**Recorded data:**
## START

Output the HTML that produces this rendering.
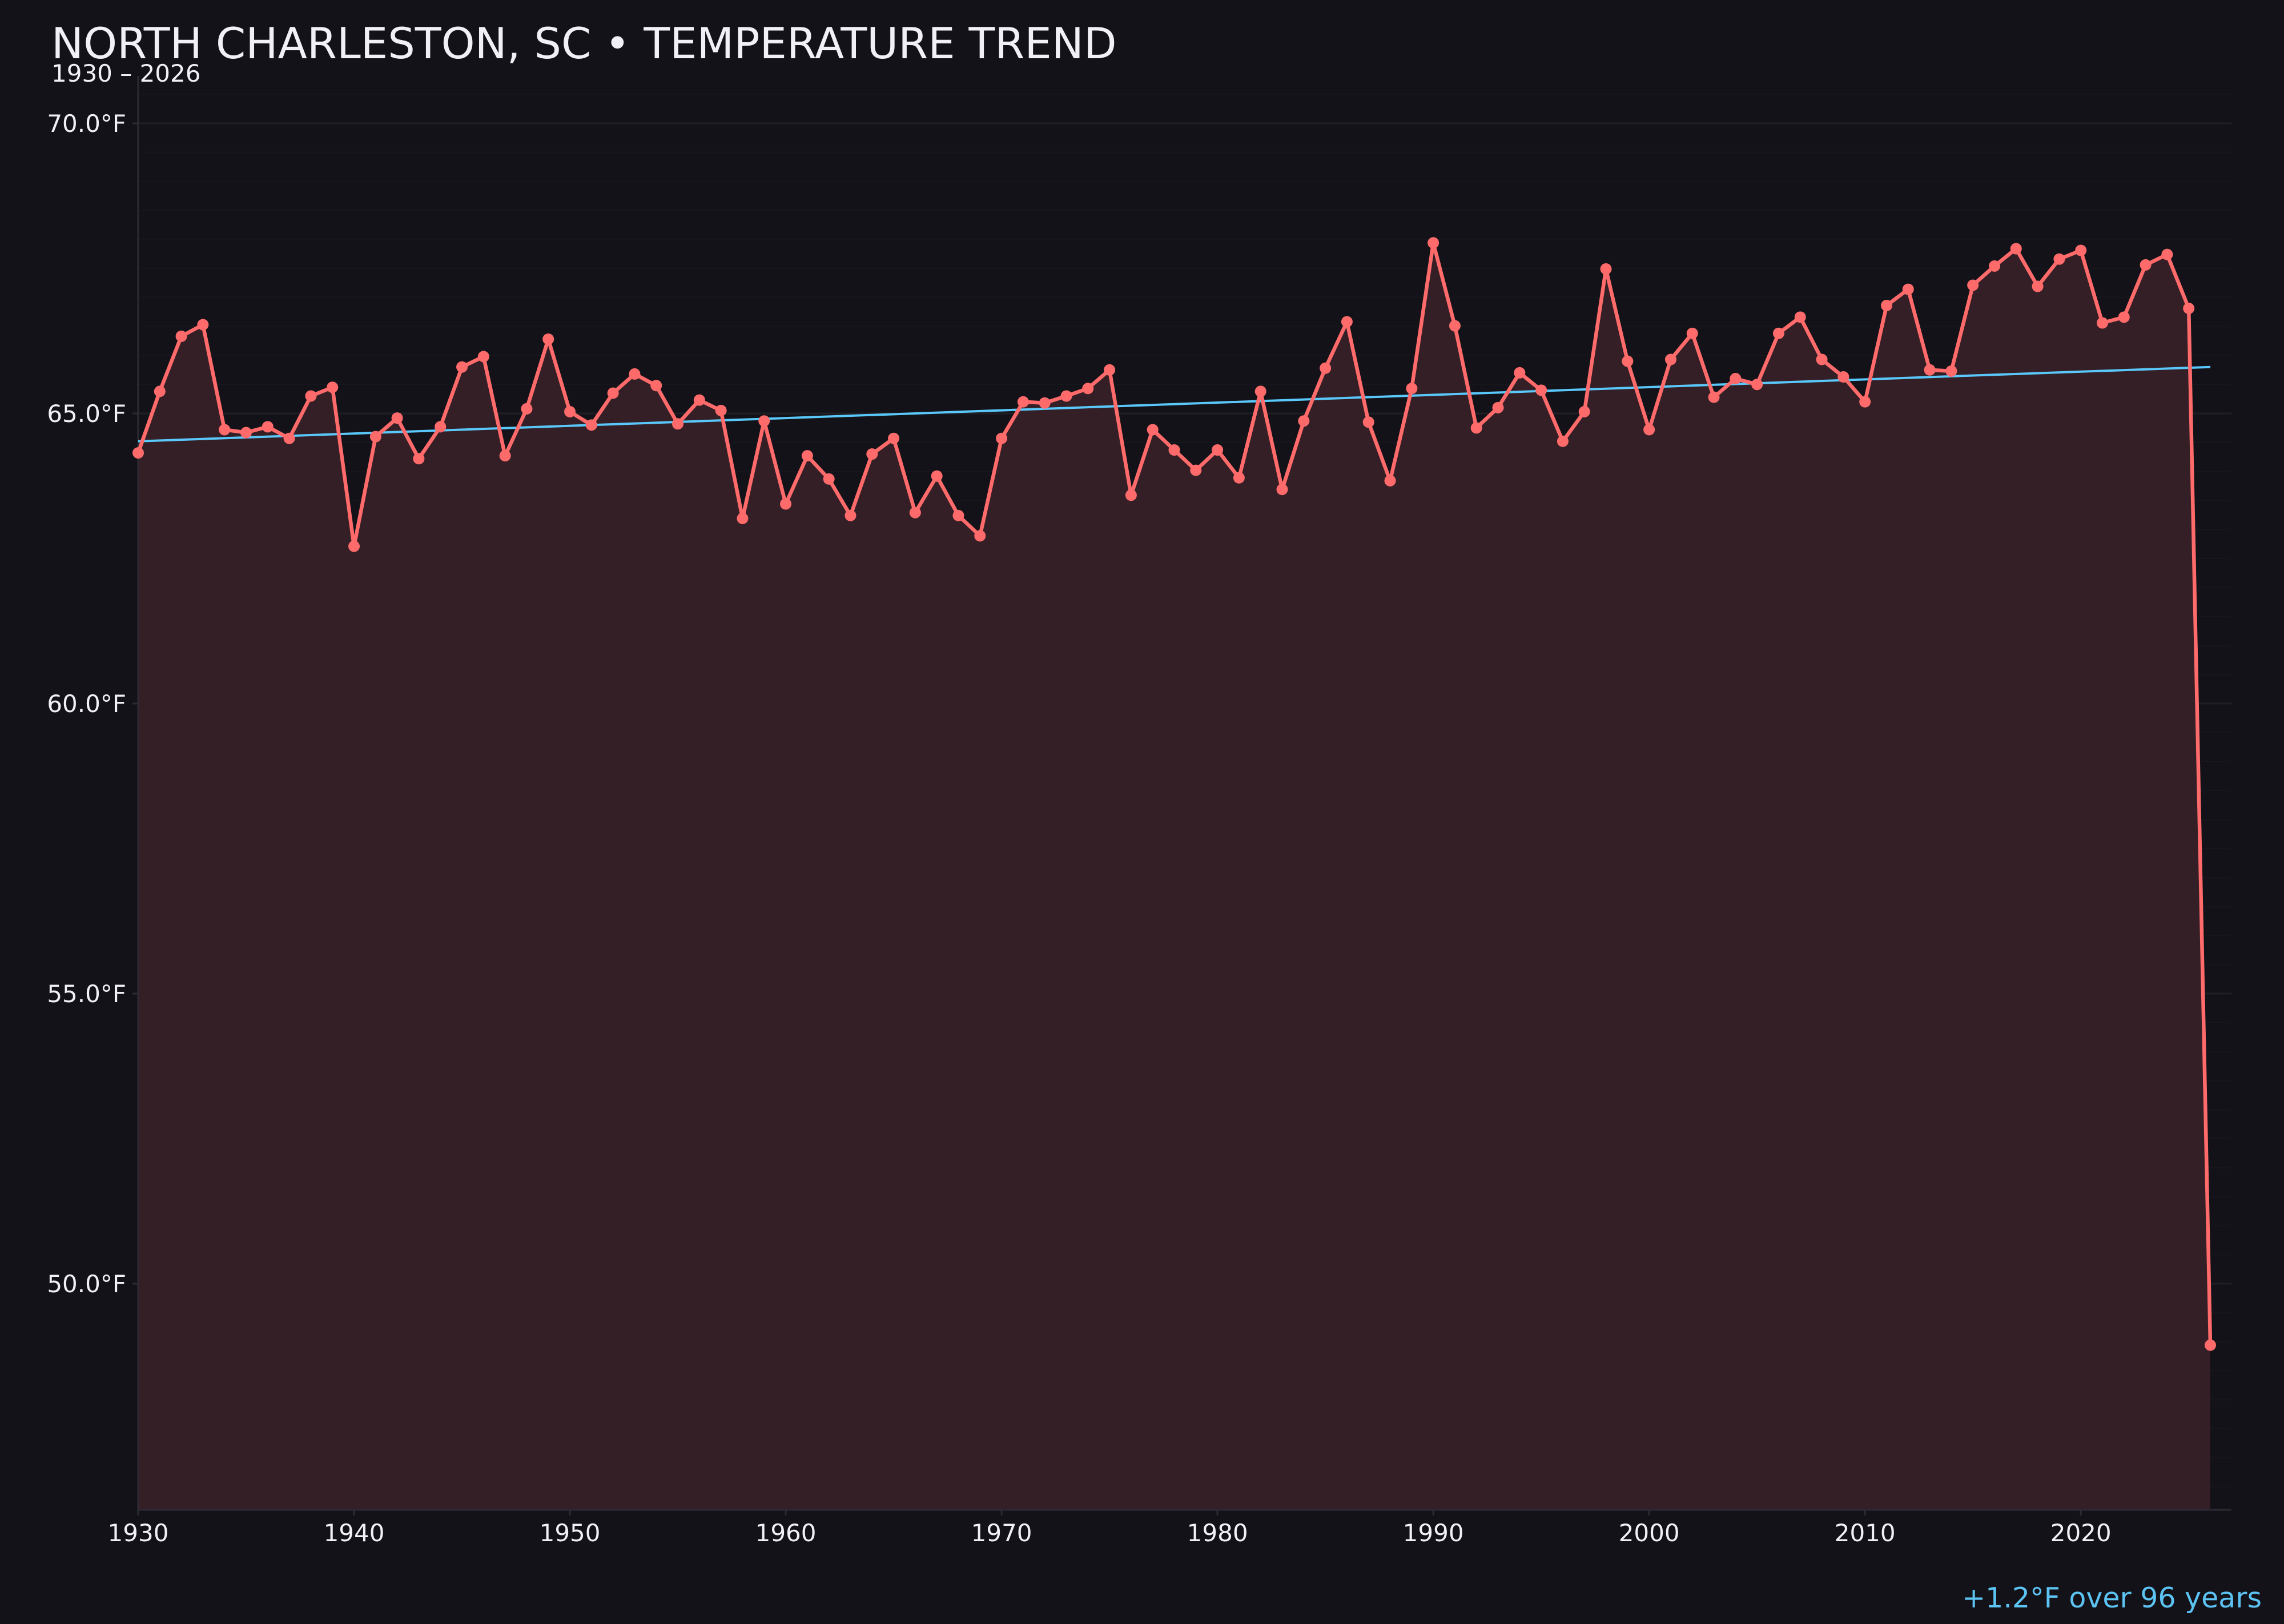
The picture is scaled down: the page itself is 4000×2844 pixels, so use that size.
<!DOCTYPE html>
<html><head><meta charset="utf-8"><style>
html,body{margin:0;padding:0;background:#131218;}
svg{display:block;}
text{font-family:"DejaVu Sans","Liberation Sans",sans-serif;}
</style></head><body>
<svg id="chart" width="4000" height="2844" viewBox="0 0 4000 2844" xmlns="http://www.w3.org/2000/svg">
<rect x="0" y="0" width="4000" height="2844" fill="#131218"/>
<text x="90" y="102" font-size="75" fill="#f1f0f6">NORTH CHARLESTON, SC • TEMPERATURE TREND</text>
<text x="90" y="143" font-size="42" fill="#f1f0f6">1930 – 2026</text>
<g id="grid"></g>
<g id="area"></g>
<g id="axes"></g>
<g id="marks"></g>
<text x="3961" y="2815" font-size="49" fill="#5cc3f2" text-anchor="end">+1.2°F over 96 years</text>
</svg>
<script>
const years = [];
for (let y = 1930; y <= 2026; y++) years.push(y);
const temps = [64.32,65.38,66.33,66.53,64.72,64.67,64.77,64.57,65.30,65.45,
62.71,64.60,64.92,64.22,64.77,65.80,65.98,64.27,65.08,66.28,
65.03,64.80,65.35,65.68,65.48,64.82,65.23,65.05,63.19,64.87,
63.44,64.27,63.87,63.24,64.30,64.57,63.29,63.92,63.24,62.89,
64.57,65.20,65.18,65.30,65.43,65.75,63.59,64.72,64.37,64.02,
64.37,63.89,65.38,63.69,64.87,65.78,66.58,64.85,63.84,65.43,
67.94,66.51,64.75,65.10,65.70,65.40,64.52,65.03,67.49,65.90,
64.72,65.93,66.38,65.28,65.60,65.50,66.38,66.66,65.93,65.63,
65.20,66.86,67.14,65.75,65.73,67.21,67.54,67.84,67.19,67.66,
67.81,66.56,66.66,67.56,67.74,66.81,48.94];
const trendYears = [1930, 2026];
const trendValues = [64.52, 65.80];
const yTicks = [50, 55, 60, 65, 70];
const xTicks = [1930,1940,1950,1960,1970,1980,1990,2000,2010,2020];

const NS = "http://www.w3.org/2000/svg";
const L = 242, R = 3908, T = 133, B = 2644;
const xMin = 1930, xPxPerYr = (3871 - 242) / 96;
const yTop70 = 216, yPxPerDeg = 101.6;
const x = v => L + (v - xMin) * xPxPerYr;
const y = v => yTop70 + (70 - v) * yPxPerDeg;
function mk(tag, attrs, parent) {
  const e = document.createElementNS(NS, tag);
  for (const k in attrs) e.setAttribute(k, attrs[k]);
  parent.appendChild(e);
  return e;
}
const grid = document.getElementById('grid');
for (let v = 46.5; v <= 70.5; v += 0.5) {
  const major = Math.abs(v % 5) < 1e-9;
  const ln = mk('line', {x1: L, x2: R, y1: y(v), y2: y(v), stroke: major ? '#201f26' : '#17161c', 'stroke-width': major ? 3 : 2}, grid);
  
  
}
const area = document.getElementById('area');
let d = `M${x(years[0])},${B-2}`;
years.forEach((yr, i) => { d += ` L${x(yr)},${y(temps[i])}`; });
d += ` L${x(years[years.length-1])},${B-2} Z`;
const ap = mk('path', {d: d, fill: '#351f26'}, area);



const axes = document.getElementById('axes');
const ya = mk('line', {x1: L, x2: L, y1: T, y2: B, stroke: '#2c2b33', 'stroke-width': 3}, axes);


const xa = mk('line', {x1: L, x2: R, y1: B, y2: B, stroke: '#2c2b33', 'stroke-width': 3}, axes);


yTicks.forEach(v => {
  const tk = mk('line', {x1: L-10, x2: L, y1: y(v), y2: y(v), stroke: '#2c2b33', 'stroke-width': 3}, axes);
  
  
  const t = mk('text', {x: 221, y: y(v) + 15, 'font-size': 42, fill: '#f1f0f6', 'text-anchor': 'end'}, axes);
  t.textContent = v.toFixed(1) + '°F';
  
  
});
xTicks.forEach(v => {
  const tk = mk('line', {x1: x(v), x2: x(v), y1: B, y2: B+10, stroke: '#2c2b33', 'stroke-width': 3}, axes);
  
  
  const t = mk('text', {x: x(v), y: 2699, 'font-size': 42, fill: '#f1f0f6', 'text-anchor': 'middle'}, axes);
  t.textContent = String(v);
  
  
});

const marks = document.getElementById('marks');
const tl = mk('line', {x1: x(trendYears[0]), y1: y(trendValues[0]), x2: x(trendYears[1]), y2: y(trendValues[1]), stroke: '#5ac8fa', 'stroke-width': 4}, marks);


const pts = years.map((yr, i) => `${x(yr)},${y(temps[i])}`).join(' ');
const pl = mk('polyline', {points: pts, fill: 'none', stroke: '#ff6b6b', 'stroke-width': 6.5, 'stroke-linejoin': 'round'}, marks);


years.forEach((yr, i) => {
  const c = mk('circle', {cx: x(yr), cy: y(temps[i]), r: 10, fill: '#ff6b6b'}, marks);
  
  
});
</script>
</body></html>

## END

**Work to do:**
Reproduce the full listing faithfully, but do not carry over any pictures.

**The solution:**
Output the HTML that produces this rendering.
The picture is scaled down: the page itself is 4000×2844 pixels, so use that size.
<!DOCTYPE html>
<html><head><meta charset="utf-8"><style>
html,body{margin:0;padding:0;background:#131218;}
svg{display:block;}
text{font-family:"DejaVu Sans","Liberation Sans",sans-serif;}
</style></head><body>
<svg id="chart" width="4000" height="2844" viewBox="0 0 4000 2844" xmlns="http://www.w3.org/2000/svg">
<rect x="0" y="0" width="4000" height="2844" fill="#131218"/>
<text x="90" y="102" font-size="75" fill="#f1f0f6">NORTH CHARLESTON, SC • TEMPERATURE TREND</text>
<text x="90" y="143" font-size="42" fill="#f1f0f6">1930 – 2026</text>
<g id="grid"></g>
<g id="area"></g>
<g id="axes"></g>
<g id="marks"></g>
<text x="3961" y="2815" font-size="49" fill="#5cc3f2" text-anchor="end">+1.2°F over 96 years</text>
</svg>
<script>
const years = [];
for (let y = 1930; y <= 2026; y++) years.push(y);
const temps = [64.32,65.38,66.33,66.53,64.72,64.67,64.77,64.57,65.30,65.45,
62.71,64.60,64.92,64.22,64.77,65.80,65.98,64.27,65.08,66.28,
65.03,64.80,65.35,65.68,65.48,64.82,65.23,65.05,63.19,64.87,
63.44,64.27,63.87,63.24,64.30,64.57,63.29,63.92,63.24,62.89,
64.57,65.20,65.18,65.30,65.43,65.75,63.59,64.72,64.37,64.02,
64.37,63.89,65.38,63.69,64.87,65.78,66.58,64.85,63.84,65.43,
67.94,66.51,64.75,65.10,65.70,65.40,64.52,65.03,67.49,65.90,
64.72,65.93,66.38,65.28,65.60,65.50,66.38,66.66,65.93,65.63,
65.20,66.86,67.14,65.75,65.73,67.21,67.54,67.84,67.19,67.66,
67.81,66.56,66.66,67.56,67.74,66.81,48.94];
const trendYears = [1930, 2026];
const trendValues = [64.52, 65.80];
const yTicks = [50, 55, 60, 65, 70];
const xTicks = [1930,1940,1950,1960,1970,1980,1990,2000,2010,2020];

const NS = "http://www.w3.org/2000/svg";
const L = 242, R = 3908, T = 133, B = 2644;
const xMin = 1930, xPxPerYr = (3871 - 242) / 96;
const yTop70 = 216, yPxPerDeg = 101.6;
const x = v => L + (v - xMin) * xPxPerYr;
const y = v => yTop70 + (70 - v) * yPxPerDeg;
function mk(tag, attrs, parent) {
  const e = document.createElementNS(NS, tag);
  for (const k in attrs) e.setAttribute(k, attrs[k]);
  parent.appendChild(e);
  return e;
}
const grid = document.getElementById('grid');
for (let v = 46.5; v <= 70.5; v += 0.5) {
  const major = Math.abs(v % 5) < 1e-9;
  const ln = mk('line', {x1: L, x2: R, y1: y(v), y2: y(v), stroke: major ? '#201f26' : '#17161c', 'stroke-width': major ? 3 : 2}, grid);
  
  
}
const area = document.getElementById('area');
let d = `M${x(years[0])},${B-2}`;
years.forEach((yr, i) => { d += ` L${x(yr)},${y(temps[i])}`; });
d += ` L${x(years[years.length-1])},${B-2} Z`;
const ap = mk('path', {d: d, fill: '#351f26'}, area);



const axes = document.getElementById('axes');
const ya = mk('line', {x1: L, x2: L, y1: T, y2: B, stroke: '#2c2b33', 'stroke-width': 3}, axes);


const xa = mk('line', {x1: L, x2: R, y1: B, y2: B, stroke: '#2c2b33', 'stroke-width': 3}, axes);


yTicks.forEach(v => {
  const tk = mk('line', {x1: L-10, x2: L, y1: y(v), y2: y(v), stroke: '#2c2b33', 'stroke-width': 3}, axes);
  
  
  const t = mk('text', {x: 221, y: y(v) + 15, 'font-size': 42, fill: '#f1f0f6', 'text-anchor': 'end'}, axes);
  t.textContent = v.toFixed(1) + '°F';
  
  
});
xTicks.forEach(v => {
  const tk = mk('line', {x1: x(v), x2: x(v), y1: B, y2: B+10, stroke: '#2c2b33', 'stroke-width': 3}, axes);
  
  
  const t = mk('text', {x: x(v), y: 2699, 'font-size': 42, fill: '#f1f0f6', 'text-anchor': 'middle'}, axes);
  t.textContent = String(v);
  
  
});

const marks = document.getElementById('marks');
const tl = mk('line', {x1: x(trendYears[0]), y1: y(trendValues[0]), x2: x(trendYears[1]), y2: y(trendValues[1]), stroke: '#5ac8fa', 'stroke-width': 4}, marks);


const pts = years.map((yr, i) => `${x(yr)},${y(temps[i])}`).join(' ');
const pl = mk('polyline', {points: pts, fill: 'none', stroke: '#ff6b6b', 'stroke-width': 6.5, 'stroke-linejoin': 'round'}, marks);


years.forEach((yr, i) => {
  const c = mk('circle', {cx: x(yr), cy: y(temps[i]), r: 10, fill: '#ff6b6b'}, marks);
  
  
});
</script>
</body></html>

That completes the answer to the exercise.